Boling does not plan to compete in the senior USATF Outdoor Championships, which are one week after the Pan American U20 Championships.

“That’s a place where he can go and be successful, not be thrown to the wolves,” Houston Strake Jesuit coach Chad Collier said of U20 competition versus senior nationals. “He has an opportunity to get on the [medal] stand in several events, then get a chance to go to the University of Georgia, be a freshman, be a college student.”

The USATF U20 Outdoor Championships air on USATF.tv+ for subscribers from June 21-23. Boling is on the qualifiers list in the 100m, 200m and long jump.

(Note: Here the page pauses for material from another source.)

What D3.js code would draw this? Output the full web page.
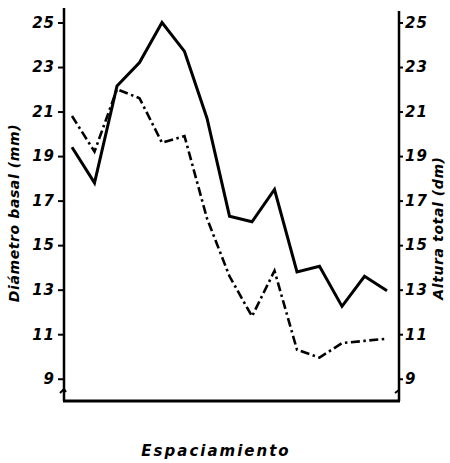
<!DOCTYPE html>
<html lang="es">
<head>
<meta charset="UTF-8">
<title>Diámetro basal y altura total</title>
<script src="https://cdn.jsdelivr.net/npm/d3@7"></script>
<style>
    body{ margin:0; background:#fff; }
    svg text{
        font-family: "DejaVu Sans", sans-serif;
        font-weight: bold;
        font-style: italic;
        fill: #000;
    }
    .tick text{ font-size: 15px; letter-spacing: 1px; }
    .domain{ stroke-width: 2.5px; }
    .tick line{ stroke-width: 2px; }
</style>
</head>
<body>
<svg id="canvas" width="450" height="463"></svg>
<script>
    // positions along the spacing axis (no tick labels in the original)
    let positions = d3.range(15);
    // Diámetro basal (mm) - solid line
    let diametro = [19.4, 17.8, 22.15, 23.2, 25.0, 23.7, 20.7, 16.3, 16.05, 17.5, 13.8, 14.05, 12.25, 13.6, 12.95];
    // Altura total (dm) - dash-dot line
    let altura = [20.8, 19.2, 22.0, 21.6, 19.6, 19.9, 16.2, 13.6, 11.8, 13.85, 10.3, 9.95, 10.6, 10.7, 10.8];
    let yTicks = [9, 11, 13, 15, 17, 19, 21, 23, 25];

    let svg = d3.select('#canvas');
    let mLeft = 64, mRight = 399, mTop = 8, mBottom = 401;

    let x = d3.scaleLinear().domain([0, 14]).range([72, 387]);
    let y = d3.scaleLinear().domain([8, 25]).range([mBottom, 22.5]);

    // left axis
    let gl = svg.append('g').attr('transform', `translate(${mLeft},0)`)
        .call(d3.axisLeft(y).tickValues(yTicks).tickSize(6).tickPadding(3).tickSizeOuter(0));
    gl.select('.domain').attr('d', `M0,${mTop}V${mBottom}`);

    // right axis
    let gr = svg.append('g').attr('transform', `translate(${mRight},0)`)
        .call(d3.axisRight(y).tickValues(yTicks).tickSize(4).tickPadding(2).tickSizeOuter(0));
    gr.select('.domain').attr('d', `M0,${mTop + 3}V${mBottom}`);

    // bottom line
    svg.append('line')
        .attr('x1', mLeft - 1).attr('x2', mRight + 1)
        .attr('y1', mBottom).attr('y2', mBottom)
        .attr('stroke', '#000').attr('stroke-width', 3);

    // axis break marks
    let by = 391;
    svg.append('path')
        .attr('d', `M${mLeft - 4},${by + 2}L${mLeft},${by - 2}L${mLeft + 2},${by + 1}`)
        .attr('fill', 'none').attr('stroke', '#000').attr('stroke-width', 2);
    svg.append('path')
        .attr('d', `M${mRight - 4},${by + 2}L${mRight},${by - 1}`)
        .attr('fill', 'none').attr('stroke', '#000').attr('stroke-width', 2);

    let line = d3.line().x((d, i) => x(positions[i])).y(d => y(d));

    svg.append('path').datum(diametro)
        .attr('d', line)
        .attr('fill', 'none').attr('stroke', '#000')
        .attr('stroke-width', 3).attr('stroke-linejoin', 'miter');

    svg.append('path').datum(altura)
        .attr('d', line)
        .attr('fill', 'none').attr('stroke', '#000')
        .attr('stroke-width', 2.6)
        .attr('stroke-dasharray', '9,3.5,2.5,3.5');

    // titles
    svg.append('text')
        .attr('transform', 'translate(19,213) rotate(-90)')
        .attr('text-anchor', 'middle')
        .style('font-size', '14px')
        .style('letter-spacing', '0.6px')
        .text('Diámetro basal (mm)');

    svg.append('text')
        .attr('transform', 'translate(443,228) rotate(-90)')
        .attr('text-anchor', 'middle')
        .style('font-size', '14px')
        .style('letter-spacing', '0.6px')
        .text('Altura total (dm)');

    svg.append('text')
        .attr('x', 216).attr('y', 456)
        .attr('text-anchor', 'middle')
        .style('font-size', '15px')
        .style('letter-spacing', '2px')
        .text('Espaciamiento');
</script>
</body>
</html>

Boling, who turns 19 on June 20, is eligible to compete at senior nationals. He qualified in the 100m on May 11 by clocking a wind-legal 10.13 seconds at his state championships (one of the fastest, but not the fastest time by a U.S. high schooler in history).

Boling first garnered internet buzz by running 9.98 on April 27, though that was with a 4.2 meter/second tailwind, more than twice the legal limit (breaking Trayvon Bromell‘s record for the fastest 100m by a high schooler regardless of wind reading). The time converted to around a 10.16 in still conditions.

Boling ranks tied for 14th in the U.S. in the 100m this year, according to the IAAF. The top six at senior nationals are likely to make the world championships 4x100m team.

Boling may be a better long jumper. He ranks fifth in the U.S. in that event this season, having leaped 8.01 meters.

Boling also split a 44.75 on a 4x400m relay on May 11, which would rank sixth in the U.S. this year for the individual 400m, though relay splits are faster than times off flat starts.